しかしながら,取調官に対して何を話すかは被疑者の自由です。また,取調官の質問に対して答えたくなければ答える必要はありません(黙秘権)。
また,暴行や脅迫を伴う取調べなどが行われた場合は,供述調書を証拠として利用できなくなることがありえます。
②逮捕・勾留されていない場合
逮捕・勾留されていない場合は,取調べに応じる義務はありません。
取調べを受けるとしても,本人の意思でいつでも取調室から退室できます。
しかしながら,特段の理由なく出頭要請を断り続けたり,捜査機関からの連絡を無視し続けると,逃亡のおそれや証拠隠滅のおそれがあると判断されて,逮捕されることもありますので注意が必要です。
2 取り調べの日時の変更について
①逮捕・勾留されている場合
逮捕・勾留されている場合は,取調べに応じる義務があるとされていますので,取調べの日時を変更するよう求めることはできません。

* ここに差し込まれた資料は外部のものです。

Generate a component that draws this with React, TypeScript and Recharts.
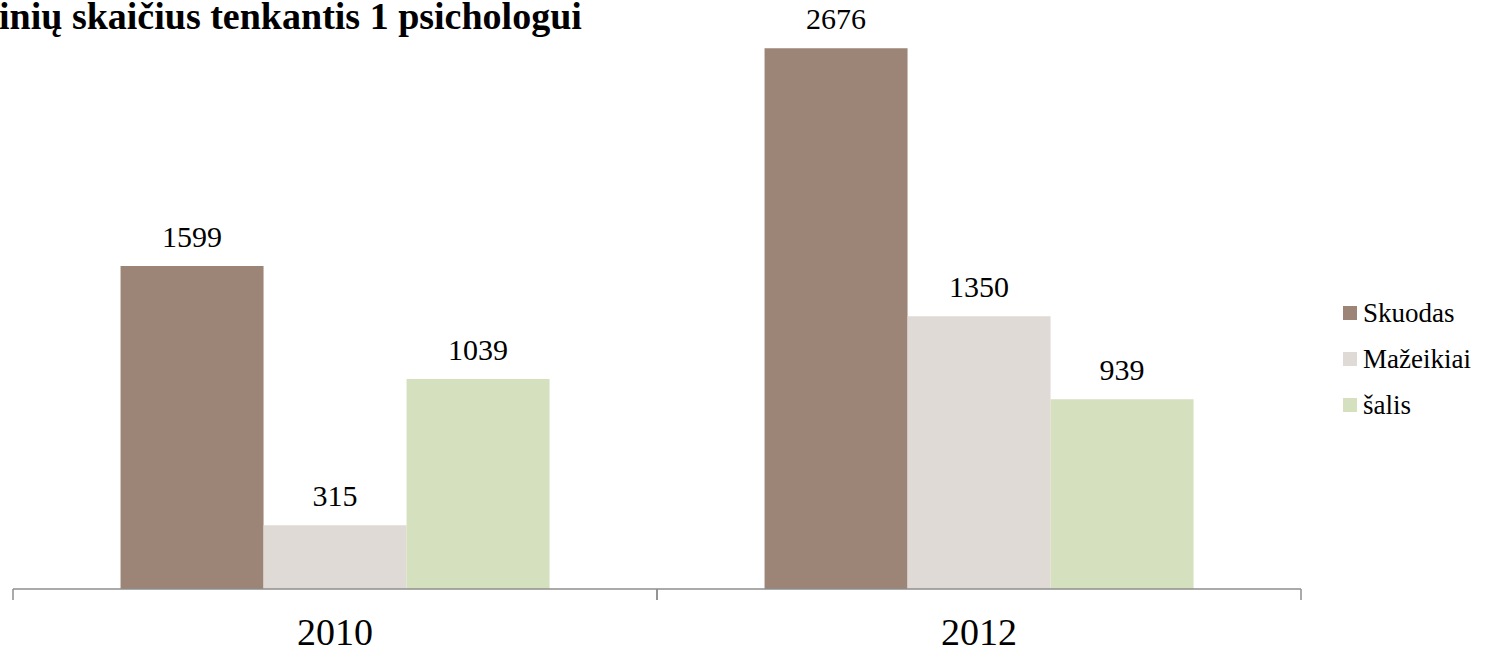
import React from 'react';
import { BarChart, Bar, XAxis, YAxis, LabelList } from 'recharts';

const categories = ['2010', '2012'];
const skuodas = [1599, 2676];
const mazeikiai = [315, 1350];
const salis = [1039, 939];
const seriesKeys = ['s0', 's1', 's2'];
const seriesNames = ['Skuodas', 'Mažeikiai', 'šalis'];
const seriesColors = ['#9C8577', '#DFDAD6', '#D5E0BF'];
const titleText = 'inių skaičius tenkantis 1 psichologui';

const data = categories.map((c, i) => ({
  year: c,
  s0: skuodas[i],
  s1: mazeikiai[i],
  s2: salis[i],
}));

const FONT = "'Liberation Serif', 'Times New Roman', serif";
const TICK_MARGIN = 29;
const TICK_LEN = 11;
const AXIS_COLOR = '#8E8E8E';

function CategoryTick(props: any) {
  const { x, y, payload } = props;
  const half = payload && typeof payload.offset === 'number' && payload.offset > 0 ? payload.offset : 322;
  const axisY = y - TICK_MARGIN;
  return (
    <g>
      <line x1={x - half} x2={x - half} y1={axisY} y2={axisY + TICK_LEN} stroke={AXIS_COLOR} strokeWidth={1.5} />
      <line x1={x + half} x2={x + half} y1={axisY} y2={axisY + TICK_LEN} stroke={AXIS_COLOR} strokeWidth={1.5} />
      <text x={x} y={y} dy="0.71em" textAnchor="middle" fontSize={38} fill="#000" fontFamily={FONT}>
        {payload.value}
      </text>
    </g>
  );
}

export default function App() {
  return (
    <div style={{ position: 'absolute', left: 0, top: 0, width: 1487, height: 653, background: '#fff', fontFamily: FONT, overflow: 'hidden' }}>
      <BarChart
        width={1487}
        height={653}
        data={data}
        margin={{ top: 3, right: 186, bottom: 0, left: 13 }}
        barCategoryGap="16.7%"
        barGap={0}
      >
        <YAxis hide domain={[0, 2900]} />
        <XAxis
          dataKey="year"
          height={64}
          axisLine={{ stroke: AXIS_COLOR, strokeWidth: 1.5 }}
          tickLine={false}
          tickSize={0}
          tickMargin={TICK_MARGIN}
          tick={<CategoryTick />}
          interval={0}
        />
        {seriesKeys.map((k, i) => (
          <Bar key={k} dataKey={k} name={seriesNames[i]} fill={seriesColors[i]} isAnimationActive={false}>
            <LabelList dataKey={k} position="top" offset={19} style={{ fontSize: 30, fill: '#000', fontFamily: FONT }} />
          </Bar>
        ))}
      </BarChart>
      <div style={{ position: 'absolute', left: -1, top: -8, fontSize: 38, fontWeight: 'bold', whiteSpace: 'nowrap', color: '#000', lineHeight: '48px' }}>
        {titleText}
      </div>
      <div style={{ position: 'absolute', left: 1343, top: 290 }}>
        {seriesNames.map((n, i) => (
          <div key={n} style={{ display: 'flex', alignItems: 'center', height: 46 }}>
            <div style={{ width: 14, height: 14, background: seriesColors[i], marginRight: 6 }} />
            <span style={{ fontSize: 27, color: '#000' }}>{n}</span>
          </div>
        ))}
      </div>
    </div>
  );
}
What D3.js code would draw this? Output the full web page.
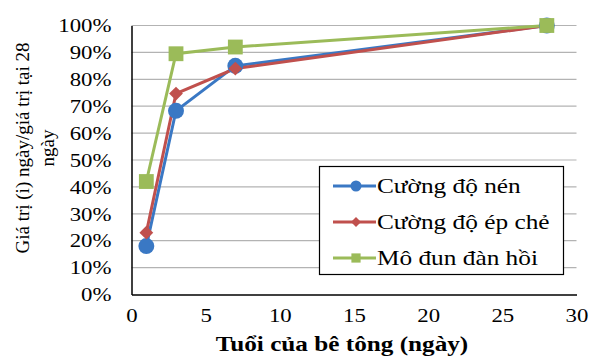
<!DOCTYPE html>
<html><head><meta charset="utf-8">
<script src="https://cdn.jsdelivr.net/npm/d3@7"></script>
<style>body{margin:0;background:#fff}svg{display:block}</style>
</head><body><svg id="c" width="589" height="358"></svg>
<script>
const days = [1, 3, 7, 28];
const seriesNames = ["Cường độ nén", "Cường độ ép chẻ", "Mô đun đàn hồi"];
const compressive = [0.18, 0.683, 0.85, 1.0];
const splitting = [0.23, 0.747, 0.84, 1.0];
const modulus = [0.42, 0.895, 0.92, 1.0];
const xTicks = [0, 5, 10, 15, 20, 25, 30];
const yTicks = [0, 0.1, 0.2, 0.3, 0.4, 0.5, 0.6, 0.7, 0.8, 0.9, 1.0];
const colors = ["#3a78c4", "#c0504d", "#9bbb59"];
const shapes = [d3.symbolCircle, d3.symbolSquare, d3.symbolSquare];
const rot = [0, 45, 0];
const FONT = "Liberation Serif";

const svg = d3.select("#c");
const L = 131.5, R = 576.5, T = 25.5, B = 294.5;
const x = d3.scaleLinear().domain([0, 30]).range([L, R]);
const y = d3.scaleLinear().domain([0, 1]).range([B, T]);

function stretch(sel, k) {
  sel.each(function () {
    const w = this.getComputedTextLength();
    d3.select(this).attr("textLength", w * k).attr("lengthAdjust", "spacingAndGlyphs");
  });
}

svg.append("g").selectAll("line").data(yTicks.slice(1)).join("line")
  .attr("x1", L).attr("x2", R).attr("y1", d => y(d)).attr("y2", d => y(d))
  .attr("stroke", "#b3b3b3").attr("stroke-width", 1.2);

const yAxis = svg.append("g").attr("transform", `translate(${L},0)`)
  .call(d3.axisLeft(y).tickValues(yTicks).tickFormat(d3.format(".0%")).tickSize(0).tickPadding(20));
const xAxis = svg.append("g").attr("transform", `translate(0,${B})`)
  .call(d3.axisBottom(x).tickValues(xTicks).tickFormat(d3.format("d")).tickSize(0).tickPadding(14));
[yAxis, xAxis].forEach(a => {
  a.attr("font-family", null).attr("font-size", null);
  a.select(".domain").attr("stroke", "#000").attr("stroke-width", 1.5);
  a.selectAll("text").style("font-family", FONT).style("font-size", "19.5px").attr("fill", "#000");
  stretch(a.selectAll("text"), 1.17);
});

const data = [compressive, splitting, modulus];
const line = d3.line().x((d, i) => x(days[i])).y(d => y(d));
data.forEach((vals, s) => {
  svg.append("path").datum(vals).attr("d", line).attr("fill", "none")
    .attr("stroke", colors[s]).attr("stroke-width", 3);
});
const sizes = [200, 95, 220];
data.forEach((vals, s) => {
  svg.append("g").selectAll("path").data(vals).join("path")
    .attr("transform", (d, i) => `translate(${x(days[i])},${y(d)}) rotate(${rot[s]})`)
    .attr("d", d3.symbol().type(shapes[s]).size(sizes[s]))
    .attr("fill", colors[s]);
});

const lg = svg.append("g");
lg.append("rect").attr("x", 319.5).attr("y", 166.5).attr("width", 244).attr("height", 108)
  .attr("fill", "#fff").attr("stroke", "#000").attr("stroke-width", 1.2);
const lsizes = [95, 50, 85];
seriesNames.forEach((n, s) => {
  const yy = 186 + s * 36;
  lg.append("line").attr("x1", 333).attr("x2", 376).attr("y1", yy).attr("y2", yy)
    .attr("stroke", colors[s]).attr("stroke-width", 3);
  lg.append("path").attr("transform", `translate(356,${yy}) rotate(${rot[s]})`)
    .attr("d", d3.symbol().type(shapes[s]).size(lsizes[s])).attr("fill", colors[s]);
  const t = lg.append("text").attr("x", 377).attr("y", yy + 7)
    .style("font-family", FONT).style("font-size", "22px").text(n);
  stretch(t, 1.15);
});

const xt = svg.append("text").attr("x", 342).attr("y", 351).attr("text-anchor", "middle")
  .style("font-family", FONT).style("font-size", "21px").style("font-weight", "bold")
  .text("Tuổi của bê tông (ngày)");
stretch(xt, 1.2);
const yt = svg.append("text").attr("transform", "translate(0,148) rotate(-90)")
  .attr("text-anchor", "middle").style("font-family", FONT).style("font-size", "19px");
yt.append("tspan").attr("x", 0).attr("y", 29).text("Giá trị (i) ngày/giá trị tại 28");
yt.append("tspan").attr("x", 0).attr("y", 54).text("ngày");
</script></body></html>
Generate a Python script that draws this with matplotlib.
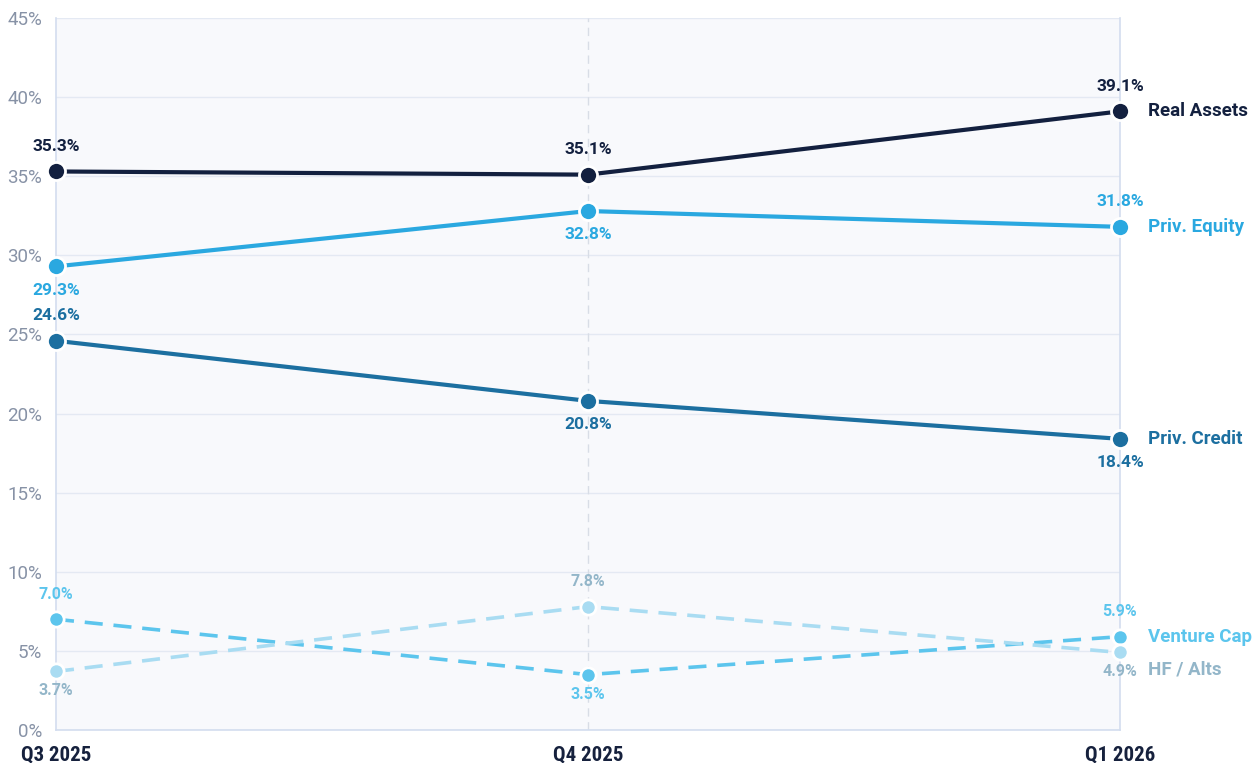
import matplotlib
matplotlib.use("Agg")
import matplotlib.pyplot as plt
from matplotlib.ticker import FuncFormatter

quarters = ["Q3 2025", "Q4 2025", "Q1 2026"]
real_assets = [35.3, 35.1, 39.1]
priv_equity = [29.3, 32.8, 31.8]
priv_credit = [24.6, 20.8, 18.4]
venture_cap = [7.0, 3.5, 5.9]
hf_alts = [3.7, 7.8, 4.9]
y_ticks = [0, 5, 10, 15, 20, 25, 30, 35, 40, 45]

W, H = 1258, 763
fig = plt.figure(figsize=(W / 100, H / 100), dpi=100)
ax = fig.add_axes([56 / W, 1 - 730 / H, (1120 - 56) / W, (730 - 18) / H])
ax.set_facecolor("#f8f9fc")
x = list(range(len(quarters)))

ax.set_xlim(0, 2)
ax.set_ylim(0, 45)
ax.set_yticks(y_ticks)
ax.yaxis.set_major_formatter(FuncFormatter(lambda v, p: f"{v:.0f}%"))
ax.grid(axis="y", color="#e4e9f3", lw=1)
ax.set_axisbelow(True)
for s in ["left", "right", "bottom"]:
    ax.spines[s].set_color("#d3ddef")
    ax.spines[s].set_linewidth(1.2)
ax.spines["top"].set_visible(False)
ax.axvline(1, color="#d8dde6", lw=1, ls=(0, (6, 4)), zorder=1)
ax.tick_params(axis="both", length=0)
ax.tick_params(axis="y", pad=10, labelsize=13.5, labelcolor="#8792a6")
for t in ax.get_yticklabels():
    t.set_fontfamily(["Roboto", "DejaVu Sans"])
    t.set_fontweight("normal")
ax.set_xticks(x)
ax.set_xticklabels(quarters)
ax.tick_params(axis="x", pad=11)
for t in ax.get_xticklabels():
    t.set_fontfamily(["Roboto Condensed", "Liberation Sans Narrow", "DejaVu Sans"])
    t.set_fontweight("bold")
    t.set_fontsize(15)
    t.set_color("#16213d")

font = ["Roboto", "DejaVu Sans"]

series = [
    ("Real Assets", real_assets, "#13203f", "#13203f", "-", ["a", "a", "a"], 0),
    ("Priv. Equity", priv_equity, "#2aa8e0", "#2aa8e0", "-", ["b", "b", "a"], 0),
    ("Priv. Credit", priv_credit, "#1c6fa0", "#1c6fa0", "-", ["a", "b", "b"], 0),
    ("Venture Cap", venture_cap, "#5cc5ed", "#5cc5ed", "--", ["a", "b", "a"], 0),
    ("HF / Alts", hf_alts, "#a9dcf2", "#93b6c9", "--", ["b", "a", "b"], -12),
]

for name, vals, col, lcol, ls, pos, nudge in series:
    dashed = ls == "--"
    ax.plot(x, vals, color=col, lw=2.6 if dashed else 3.0,
            ls=(0, (5, 3)) if dashed else "-",
            marker="o", ms=11 if dashed else 13, mfc=col, mec="white", mew=2,
            clip_on=False, zorder=3, solid_capstyle="round")
    for xi, v, p in zip(x, vals, pos):
        off = 18 if p == "a" else -17
        if dashed:
            off = 18 if p == "a" else -14
        ax.annotate(f"{v:.1f}%", (xi, v), xytext=(0, off), textcoords="offset points",
                    ha="center", va="center", fontsize=11.5 if dashed else 12.5,
                    fontweight="bold", color=lcol, family=font, zorder=4,
                    annotation_clip=False)
    ax.annotate(name, (2, vals[-1]), xytext=(20, nudge), textcoords="offset points",
                ha="left", va="center", fontsize=13.5, fontweight="bold",
                color=lcol, family=font, annotation_clip=False)

fig.savefig("out.png", dpi=100, facecolor="white")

しかしながら,体調不良等がある場合は,事実上ある程度考慮してもらえるでしょう。
また,取調べと弁護士の接見のタイミングが重なったときは,通常,取調べを中断してもらうことができます。
②逮捕・勾留されていない場合
逮捕・勾留されていない場合は,取調べに応じる義務自体がありませんので,日時を変更してもらうことは可能ですし,通常,不利益はないでしょう。担当警察官に申し出ればほとんどの場合,応じてもらえるでしょう。
3 取り調べ内容について
事件の状況やその前後の行動,事件の背景事情,被疑者の生活状況等が聴取され,取調官によって供述調書が作成されます。供述調書は被疑者の話を聞いた取調官がパソコンで作成します。
取り調べにおいては,被疑者自身の身上経歴についての聴取と,事件そのものに関する聴取があります。
取調時間は,場合によりけりです。短い場合は30分程度で終わる場合もありますが,何時間もかかることもあります。
基本的に取調室は一般の方がイメージするような狭い部屋で行われ,警察官1~2人で行われます。日本では弁護士が一緒に取調室に入ることは事実上できません。
現在では,警察官が殴ったり蹴ったりしながら自白を迫るようなことはないようですが,警察官からの無形の圧力がかかることはありえます。
4 取調への対応について
①自白事件の場合
記憶のとおり,ご自身がやってしまったことをお話し,反省の態度を示してください。
②否認事件の場合
否認事件においては,以下の権利があることを覚えておいてください。
①黙秘権
取り調べに際して,自己の意思に反して供述する必要がない旨,取調官から告げられるでしょうが,その権利です。要は,話さなくて良いという権利です。黙秘権を行使するかどうかは,弁護士とよく相談して決めるべきでしょう。
②供述調書に署名押印する義務はないこと
③供述調書に誤りがある場合には,修正を求めることができること
供述調書に署名押印する前に,必ず内容をよく確認してください。誤りがある場合には,削除訂正等を求めてください。修正されない場合には,署名押印しないでください。
あとから,撤回することは事実上不可能です。後の取調で訂正すればいいのでは,と考えるかもしれませんが,裁判所は,供述に変遷があるのは信用できないとして,最初の不利な供述を採用してしまう場合がほとんどです。